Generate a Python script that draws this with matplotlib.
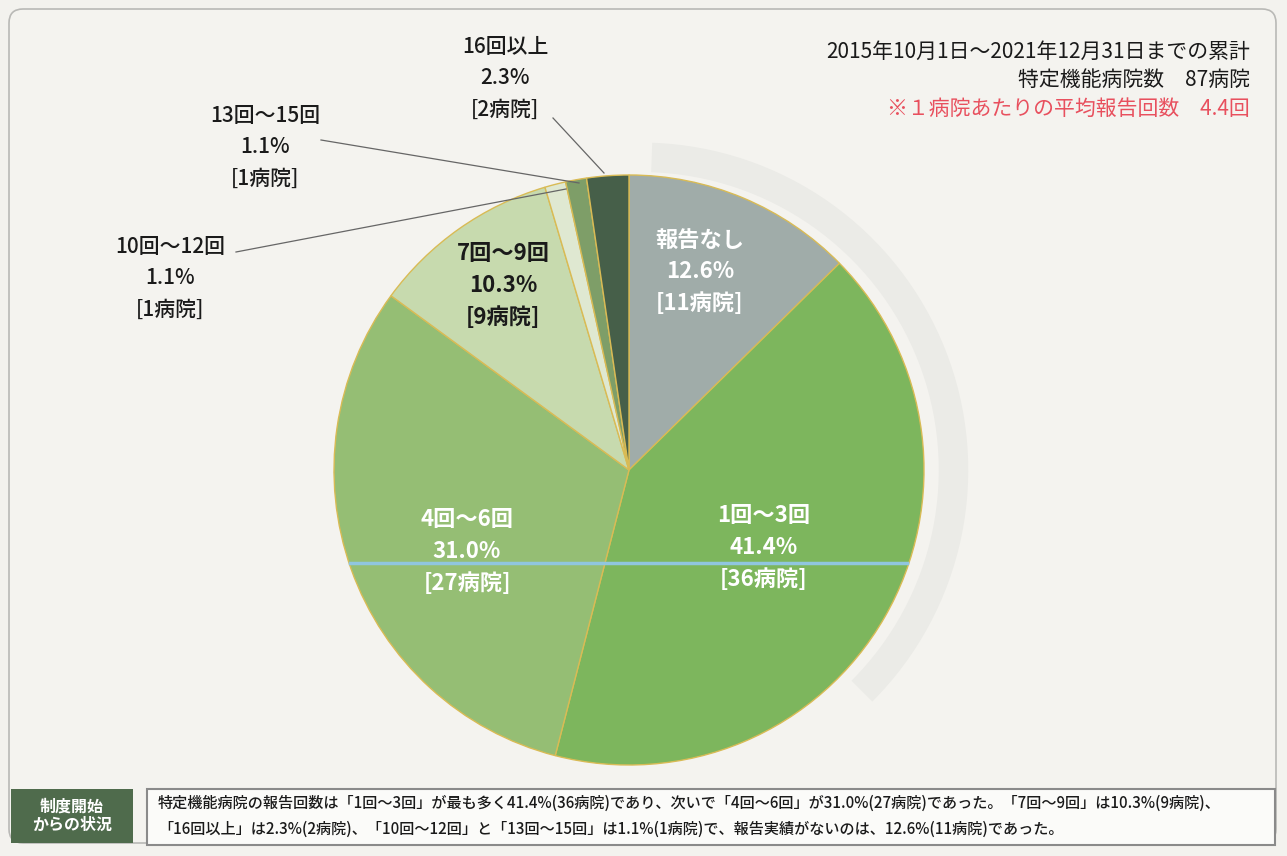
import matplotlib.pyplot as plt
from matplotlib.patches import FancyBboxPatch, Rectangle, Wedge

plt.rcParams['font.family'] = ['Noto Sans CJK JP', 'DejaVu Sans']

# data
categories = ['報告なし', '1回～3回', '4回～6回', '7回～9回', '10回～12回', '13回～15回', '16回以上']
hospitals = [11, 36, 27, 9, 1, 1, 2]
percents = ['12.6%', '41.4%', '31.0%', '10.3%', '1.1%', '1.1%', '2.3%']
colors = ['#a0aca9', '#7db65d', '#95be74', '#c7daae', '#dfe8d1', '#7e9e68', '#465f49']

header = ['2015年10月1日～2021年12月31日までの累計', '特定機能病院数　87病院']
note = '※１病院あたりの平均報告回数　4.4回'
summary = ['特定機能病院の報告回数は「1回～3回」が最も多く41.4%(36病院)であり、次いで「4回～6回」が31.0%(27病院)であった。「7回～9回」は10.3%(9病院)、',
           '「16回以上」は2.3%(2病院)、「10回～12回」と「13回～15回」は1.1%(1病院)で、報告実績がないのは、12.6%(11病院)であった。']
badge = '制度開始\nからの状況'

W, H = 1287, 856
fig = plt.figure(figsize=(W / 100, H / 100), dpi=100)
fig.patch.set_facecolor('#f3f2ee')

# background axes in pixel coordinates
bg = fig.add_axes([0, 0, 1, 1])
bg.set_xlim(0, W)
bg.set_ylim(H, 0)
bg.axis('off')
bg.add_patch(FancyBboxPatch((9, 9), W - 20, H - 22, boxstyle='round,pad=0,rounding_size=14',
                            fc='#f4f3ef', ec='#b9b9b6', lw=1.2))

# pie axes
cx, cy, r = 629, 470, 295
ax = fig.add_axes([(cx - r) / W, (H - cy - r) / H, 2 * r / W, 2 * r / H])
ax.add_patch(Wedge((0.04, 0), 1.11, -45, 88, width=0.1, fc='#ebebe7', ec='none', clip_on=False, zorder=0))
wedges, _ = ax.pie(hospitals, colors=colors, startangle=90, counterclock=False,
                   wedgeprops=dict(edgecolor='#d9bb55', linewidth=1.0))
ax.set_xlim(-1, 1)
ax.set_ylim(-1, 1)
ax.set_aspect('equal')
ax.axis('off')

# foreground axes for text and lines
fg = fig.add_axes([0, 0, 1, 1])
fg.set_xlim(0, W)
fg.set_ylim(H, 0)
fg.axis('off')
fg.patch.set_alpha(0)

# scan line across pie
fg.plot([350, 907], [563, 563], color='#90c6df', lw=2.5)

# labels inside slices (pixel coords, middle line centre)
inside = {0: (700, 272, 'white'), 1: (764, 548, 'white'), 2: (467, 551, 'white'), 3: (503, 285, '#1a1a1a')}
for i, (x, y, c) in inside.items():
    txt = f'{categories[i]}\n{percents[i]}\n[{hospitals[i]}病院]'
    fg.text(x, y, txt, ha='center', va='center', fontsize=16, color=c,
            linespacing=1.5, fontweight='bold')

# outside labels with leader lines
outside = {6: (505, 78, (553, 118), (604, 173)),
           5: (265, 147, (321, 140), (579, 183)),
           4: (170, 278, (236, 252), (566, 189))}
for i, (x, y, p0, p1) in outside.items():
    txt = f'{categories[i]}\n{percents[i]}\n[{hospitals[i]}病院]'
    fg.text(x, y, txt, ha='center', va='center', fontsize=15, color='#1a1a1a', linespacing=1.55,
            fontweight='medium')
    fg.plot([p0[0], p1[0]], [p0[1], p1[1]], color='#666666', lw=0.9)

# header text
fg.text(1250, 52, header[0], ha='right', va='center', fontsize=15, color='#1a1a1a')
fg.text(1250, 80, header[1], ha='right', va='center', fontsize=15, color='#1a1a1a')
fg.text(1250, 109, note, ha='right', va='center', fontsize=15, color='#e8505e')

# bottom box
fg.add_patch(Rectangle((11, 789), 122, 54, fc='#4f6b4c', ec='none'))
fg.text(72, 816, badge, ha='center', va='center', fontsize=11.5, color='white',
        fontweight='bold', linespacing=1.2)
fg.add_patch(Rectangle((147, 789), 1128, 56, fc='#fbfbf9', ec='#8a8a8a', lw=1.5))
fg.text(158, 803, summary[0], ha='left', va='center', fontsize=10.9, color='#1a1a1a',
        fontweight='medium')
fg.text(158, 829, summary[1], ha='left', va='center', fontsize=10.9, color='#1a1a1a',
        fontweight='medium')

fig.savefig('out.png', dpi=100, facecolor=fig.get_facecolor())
++++
WHAT IS EXPECTED
Make an exact copy of the lines from the top of the material through the line with "plt.rcParams['font.family'] = ['Noto", pictures excluded.

THE ANSWER
Generate a Python script that draws this with matplotlib.
import matplotlib.pyplot as plt
from matplotlib.patches import FancyBboxPatch, Rectangle, Wedge

plt.rcParams['font.family'] = ['Noto Sans CJK JP', 'DejaVu Sans']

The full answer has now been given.